Stanford CIS

U.S. Sends $100,000 Each in Aid to 4 Earthquake-Struck Countries

By Stanford Center for Internet and Society on

Under the dramatic heading "U.S. sends relief teams, planes to Asian nations," CNN reports:

The United States has dispatched disaster teams to the Asian countries hit hard by a massive earthquake and devastating tsunamis and is preparing economic relief packages as well, U.S. officials said Monday.

The economic aid includes $100,000 each that was immediately sent to India, Indonesia, the Maldives and Sri Lanka, and U.S. officials were discussing an additional $4 million contribution to help Red Cross disaster efforts.

Agency for International Development groups were sent to Thailand and Indonesia to make assessments and the team in Indonesia will go on to Sri Lanka, the officials said.

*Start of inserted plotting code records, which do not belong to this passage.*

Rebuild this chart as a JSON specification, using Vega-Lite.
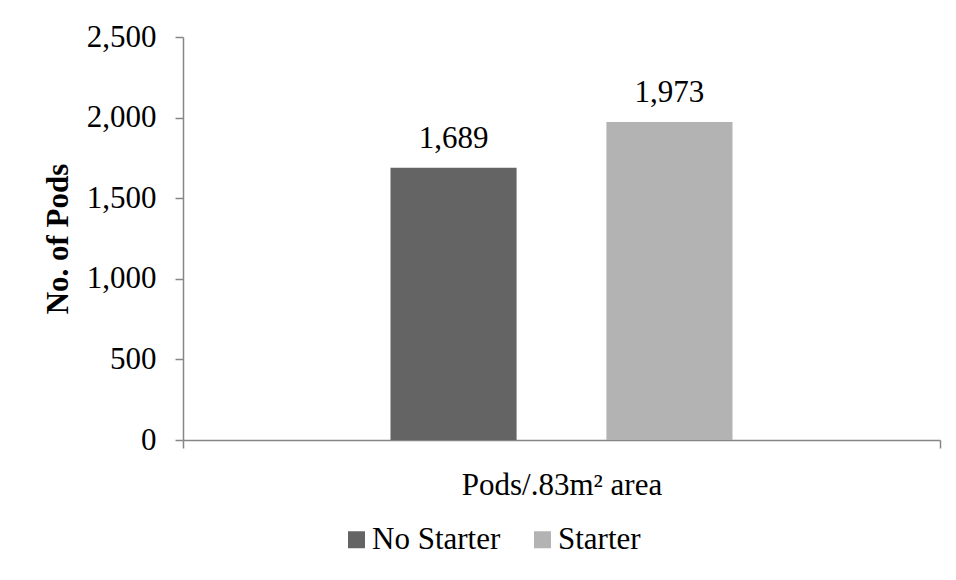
{
  "$schema": "https://vega.github.io/schema/vega-lite/v6.json",
  "width": 757,
  "height": 403,
  "autosize": {"type": "none"},
  "padding": {"left": 183, "top": 37, "right": 16, "bottom": 140},
  "background": "white",
  "config": {
    "view": {"stroke": null},
    "font": "Liberation Serif",
    "axis": {"labelFont": "Liberation Serif", "titleFont": "Liberation Serif", "labelColor": "black", "titleColor": "black"}
  },
  "data": {
    "values": [
      {"group": "Pods/.83m² area", "series": "No Starter", "pods": 1689},
      {"group": "Pods/.83m² area", "series": "Starter", "pods": 1973}
    ]
  },
  "encoding": {
    "x": {
      "field": "group",
      "type": "nominal",
      "scale": {"paddingInner": 0, "paddingOuter": 0},
      "axis": {
        "title": null,
        "labelAngle": 0,
        "labelFontSize": 31,
        "labelPadding": 22,
        "labelLimit": 0,
        "tickBand": "extent",
        "tickSize": 8,
        "tickColor": "#868686",
        "tickWidth": 1.5,
        "domainColor": "#868686",
        "domainWidth": 1.5
      }
    },
    "xOffset": {
      "field": "series",
      "type": "nominal",
      "scale": {"domain": ["No Starter", "Starter"], "paddingInner": 0.416, "paddingOuter": 0.961}
    },
    "y": {
      "field": "pods",
      "type": "quantitative",
      "scale": {"domain": [0, 2500]},
      "axis": {
        "title": "No. of Pods",
        "titleFontSize": 31,
        "titleFontWeight": "bold",
        "titlePadding": 12,
        "values": [0, 500, 1000, 1500, 2000, 2500],
        "format": ",.0f",
        "labelFontSize": 31,
        "labelPadding": 19,
        "tickSize": 8,
        "tickColor": "#868686",
        "tickWidth": 1.5,
        "domainColor": "#868686",
        "domainWidth": 1.5,
        "grid": false
      }
    }
  },
  "layer": [
    {
      "mark": {"type": "bar"},
      "encoding": {
        "color": {
          "field": "series",
          "type": "nominal",
          "scale": {"domain": ["No Starter", "Starter"], "range": ["#646464", "#b3b3b3"]},
          "legend": {
            "title": null,
            "orient": "none",
            "direction": "horizontal",
            "legendX": 158,
            "legendY": 487,
            "symbolType": "square",
            "symbolSize": 289,
            "symbolStrokeWidth": 0,
            "symbolOpacity": 1,
            "labelFontSize": 31,
            "labelFont": "Liberation Serif",
            "labelColor": "black",
            "labelOffset": 0,
            "columnPadding": 26
          }
        }
      }
    },
    {
      "mark": {"type": "text", "fontSize": 31, "font": "Liberation Serif", "baseline": "alphabetic", "dy": -20, "color": "black"},
      "encoding": {
        "text": {"field": "pods", "type": "quantitative", "format": ",.0f"}
      }
    }
  ]
}
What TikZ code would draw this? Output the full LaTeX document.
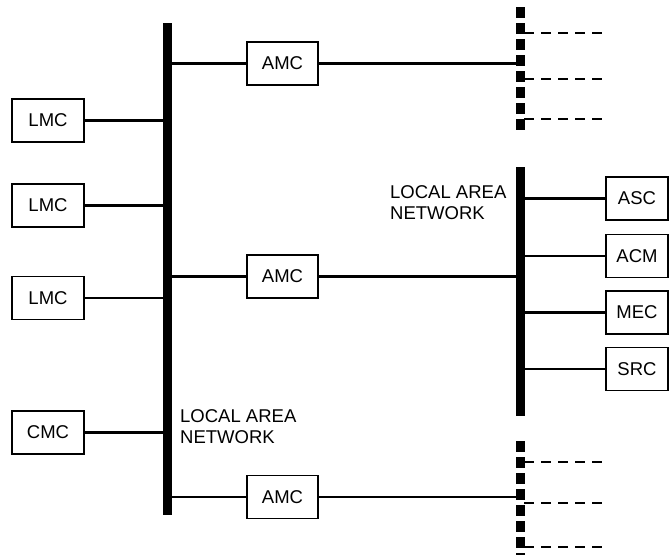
\documentclass[tikz,border=0pt]{standalone}
\usepackage{fontspec}
\setmainfont{Liberation Sans}
\begin{document}
\begin{tikzpicture}[x=1pt,y=-1pt,
  box/.style={draw, line width=1.1pt, minimum height=43pt, inner sep=0pt, font=\fontsize{18.5}{20}\selectfont},
  lbox/.style={box, minimum width=72pt},
  abox/.style={box, minimum width=71pt},
  rbox/.style={box, minimum width=62pt},
  conn/.style={line width=2.5pt},
  bus/.style={line width=9pt},
  dbus/.style={line width=9pt, dash pattern=on 11pt off 5pt},
  dconn/.style={line width=2.5pt, dash pattern=on 10pt off 7pt},
  lbl/.style={align=left, anchor=base west, inner sep=0pt, font=\fontsize{18.5}{21}\selectfont}]
\useasboundingbox (0,0) rectangle (669,554);
% buses
\coordinate (lbT) at (167,23);
\coordinate (lbB) at (167,515);
\draw[bus] (lbT) -- (lbB);
\coordinate (rbT) at (520,167);
\coordinate (rbB) at (520,416);
\draw[bus] (rbT) -- (rbB);
\coordinate (dtT) at (520,7);
\coordinate (dtB) at (520,135);
\draw[dbus] (dtT) -- (dtB);
\coordinate (dbT) at (520,441);
\coordinate (dbB) at (520,560);
\draw[dbus] (dbT) -- (dbB);
% left boxes
\node[lbox] (lmc1) at (48,120.5) {LMC};
\node[lbox] (lmc2) at (48,205.5) {LMC};
\node[lbox] (lmc3) at (48,298) {LMC};
\node[lbox] (cmc) at (48,432.5) {CMC};
\foreach \n in {lmc1,lmc2,lmc3,cmc}{
  \draw[conn] (\n.east) -- (\n.east -| lbT);
}
% AMC boxes
\node[abox] (amc1) at (282.5,63.5) {AMC};
\node[abox] (amc2) at (282.5,276.5) {AMC};
\node[abox] (amc3) at (282.5,497) {AMC};
\draw[conn] (amc1.west -| lbT) -- (amc1.west);
\draw[conn] (amc1.east) -- (amc1.east -| dtT);
\draw[conn] (amc2.west -| lbT) -- (amc2.west);
\draw[conn] (amc2.east) -- (amc2.east -| rbT);
\draw[conn] (amc3.west -| lbT) -- (amc3.west);
\draw[conn] (amc3.east) -- (amc3.east -| dbT);
% right boxes
\node[rbox] (asc) at (637,198.5) {ASC};
\node[rbox] (acm) at (637,256) {ACM};
\node[rbox] (mec) at (637,312.5) {MEC};
\node[rbox] (src) at (637,369) {SRC};
\foreach \n in {asc,acm,mec,src}{
  \draw[conn] (\n.west -| rbT) -- (\n.west);
}
% dashed branches
\foreach \y [count=\i] in {33,79,119,462,503,547}{
  \coordinate (de\i) at (603,\y);
  \draw[dconn] (de\i -| dtT) ++(4,0) -- (de\i);
}
% labels
\node[lbl] (lanl) at (180,443.5) {LOCAL AREA\\NETWORK};
\node[lbl] (lanr) at (390,219.5) {LOCAL AREA\\NETWORK};
\end{tikzpicture}
\end{document}
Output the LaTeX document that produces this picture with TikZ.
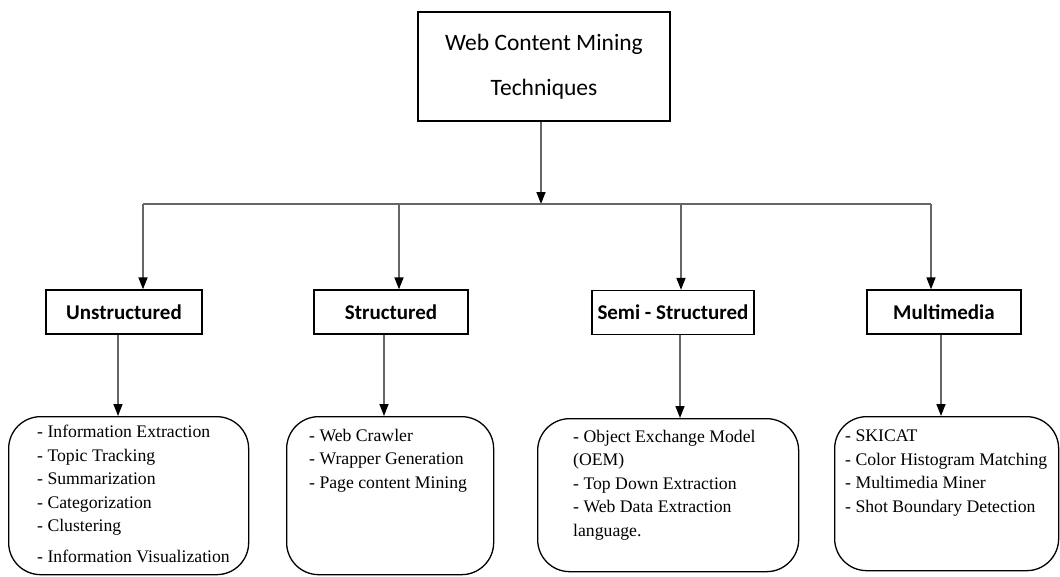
\documentclass[tikz,border=0pt]{standalone}
\usepackage{fontspec}
\setmainfont{Liberation Serif}
\newfontfamily\calibri{Carlito}
\usetikzlibrary{positioning}
\usetikzlibrary{arrows.meta}
\tikzset{
        boxnode/.style={align=center, inner sep=0pt},
        % Root node
        node_root/.style={boxnode, rectangle, draw=black, line width=1.3pt, minimum width=252pt, minimum height=109pt, font=\calibri\fontsize{23.5}{45}\selectfont},
        % Category nodes
        node_header/.style={boxnode, rectangle, draw=black, line width=1.3pt, minimum height=44pt, font=\calibri\bfseries\fontsize{21}{25}\selectfont},
        % Technique boxes
        node_list/.style={boxnode, rectangle, rounded corners=32pt, draw=black, line width=1.3pt, anchor=north west},
        % Technique texts
        node_text/.style={inner sep=0pt, align=left, anchor=north west, font=\fontsize{17.7}{23.5}\selectfont},
        % Connectors
        edge_line/.style={draw=black!60, line width=1.5pt},
        edge_arrow/.style={edge_line, -{Triangle[length=12pt, width=9pt, color=black]}}
}
\begin{document}
\begin{tikzpicture}[x=1pt, y=-1pt]
    \useasboundingbox (0,0) rectangle (1060,576);

    \node[node_root] (root) at (544,66.5) {Web Content Mining\\Techniques};

    \node[node_header, minimum width=156pt] (unstructured) at (124,312) {Unstructured};
    \node[node_header, minimum width=154pt] (structured) at (391,312) {Structured};
    \node[node_header, minimum width=162pt] (semi) at (673,312.5) {Semi - Structured};
    \node[node_header, minimum width=154pt] (multimedia) at (944,312) {Multimedia};

    \node[node_list, minimum width=240pt, minimum height=158pt] (unstructured_list) at (8,416) {};
    \node[node_list, minimum width=207pt, minimum height=158pt] (structured_list) at (286,416) {};
    \node[node_list, minimum width=261pt, minimum height=153pt] (semi_list) at (537,418) {};
    \node[node_list, minimum width=224pt, minimum height=154pt] (multimedia_list) at (834,416) {};

    \node[node_text] (unstructured_text) at (37,425) {- Information Extraction\\- Topic Tracking\\- Summarization\\- Categorization\\- Clustering\\[7pt]- Information Visualization};
    \node[node_text] (structured_text) at (309,429) {- Web Crawler\\- Wrapper Generation\\- Page content Mining};
    \node[node_text] (semi_text) at (573,430) {- Object Exchange Model\\(OEM)\\- Top Down Extraction\\- Web Data Extraction\\language.};
    \node[node_text] (multimedia_text) at (845,430) {- SKICAT\\- Color Histogram Matching\\- Multimedia Miner\\- Shot Boundary Detection};

    % bus between root and categories
    \coordinate (bus) at (541,204);
    \coordinate (bus_a) at (143,204);
    \coordinate (bus_b) at (399,204);
    \coordinate (bus_c) at (681,204);
    \coordinate (bus_d) at (931,204);

    \draw[edge_arrow] (root.south -| bus) -- (bus);
    \draw[edge_line] (bus_a) -- (bus_d);
    \draw[edge_arrow] (bus_a) -- (bus_a |- unstructured.north);
    \draw[edge_arrow] (bus_b) -- (bus_b |- structured.north);
    \draw[edge_arrow] (bus_c) -- (bus_c |- semi.north);
    \draw[edge_arrow] (bus_d) -- (bus_d |- multimedia.north);

    \draw[edge_arrow] ([xshift=-6pt]unstructured.south) -- ([xshift=-6pt]unstructured.south |- unstructured_list.north);
    \draw[edge_arrow] ([xshift=-7pt]structured.south) -- ([xshift=-7pt]structured.south |- structured_list.north);
    \draw[edge_arrow] ([xshift=7pt]semi.south) -- ([xshift=7pt]semi.south |- semi_list.north);
    \draw[edge_arrow] ([xshift=-3pt]multimedia.south) -- ([xshift=-3pt]multimedia.south |- multimedia_list.north);
\end{tikzpicture}
\end{document}
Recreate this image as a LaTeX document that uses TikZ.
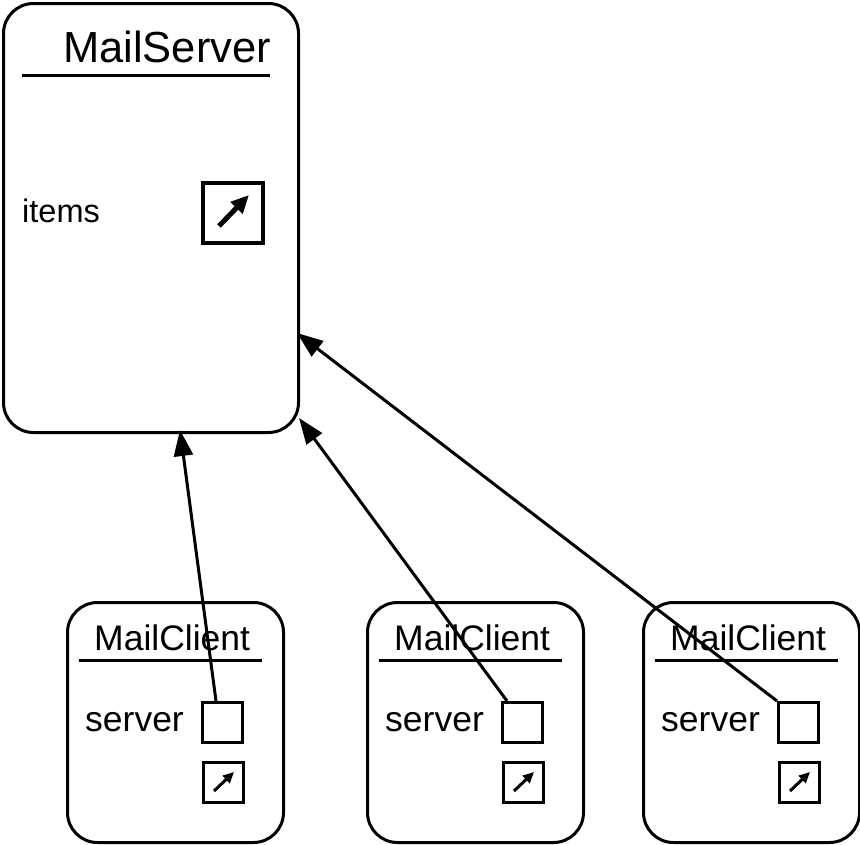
\documentclass[tikz,border=0pt]{standalone}
\usepackage{fontspec}
\setmainfont{Liberation Sans}
\usetikzlibrary{arrows.meta}
\begin{document}
\begin{tikzpicture}[x=1pt,y=-1pt,
  objbox/.style={draw,line width=3pt,rounded corners=30pt,inner sep=0pt,anchor=north west},
  slot/.style={draw,line width=3.2pt,inner sep=0pt,minimum size=40pt,anchor=north west},
  bigslot/.style={draw,line width=3.5pt,inner sep=0pt,minimum size=60pt,anchor=north west},
  lbl/.style={anchor=base west,inner sep=0pt},
  uline/.style={line width=3pt},
  link/.style={line width=3pt,-{Triangle[length=26pt 0 0,width=19pt 0 0]}},
  refarrow/.style={line width=5pt,-{Triangle[length=18pt 0 0,width=16pt 0 0]}},
  smallref/.style={line width=3pt,-{Triangle[length=11pt 0 0,width=10pt 0 0]}}]
\useasboundingbox (0,0) rectangle (860,844);
% MailServer
\node[objbox,minimum width=295pt,minimum height=429pt] (ms) at (2,2) {};
\node[lbl,font=\fontsize{43.5}{43.5}\selectfont] (mstitle) at (63,62) {MailServer};
\draw[uline] (22,75) -- (270,75);
\node[lbl,font=\fontsize{32.5}{32.5}\selectfont] (items) at (22,222) {items};
\node[bigslot] (itemsbox) at (201,181) {};
\coordinate (ia) at (219,226);
\coordinate (ib) at (249,195);
\draw[refarrow] (ia) -- (ib);
% Clients
\foreach \i/\x in {1/66,2/366,3/642}{
  \node[objbox,minimum width=216pt,minimum height=240pt] (c\i) at (\x,601) {};
  \node[lbl,font=\fontsize{35.5}{35.5}\selectfont] (c\i t) at (\x+28,650) {MailClient};
  \draw[uline] (\x+13,660) -- (\x+196,660);
  \node[lbl,font=\fontsize{35.5}{35.5}\selectfont] (c\i sv) at (\x+19,731) {server};
  \node[slot] (c\i s) at (\x+135,701) {};
  \node[slot] (c\i r) at (\x+136,761) {};
  \coordinate (c\i a) at (\x+148,791);
  \coordinate (c\i b) at (\x+168,772);
  \draw[smallref] (c\i a) -- (c\i b);
}
% links
\coordinate (t1) at (180,430);
\coordinate (t2) at (299,418);
\coordinate (t3) at (297,333);
\draw[link] ([xshift=15pt]c1s.north west) -- (t1);
\draw[link] ([xshift=6pt]c2s.north west) -- (t2);
\draw[link] (c3s.north west) -- (t3);
\end{tikzpicture}
\end{document}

The U.S. Navy said it sent three P-3 surveillance aircraft from Kadena air base on the Japanese island of Okinawa to Utaphao, Thailand, to conduct survey operations, including a possible role in search-and-rescue efforts....

More than 20,000 people perished in the disaster, including at least six Americans.

"The United States stands ready to offer all appropriate assistance to those nations most affected," White House deputy press secretary Trent Duffy said in a statement Sunday.

State Department spokesman Noel Clay said U.S. officials were working on ways to help. "The United States will be very responsive," he said, offering no details on plans for relief and assistance.

Let's see: $100,000 each to 4 countries--a total of $400,000.  That's $20 per dead person.  I'm glad that at least that much could be mustered in the first 48 hours.

And the "planes" and "relief teams"?  Not actually planes carrying supplies and rescue teams to pull people clinging to makeshift liferafts or from flooded buildings, but rather reconnaissance planes  and survey teams.

I don't minimize the importance of survey teams, but one would have thought that the U.S. could have spared a few rescue squads immediately.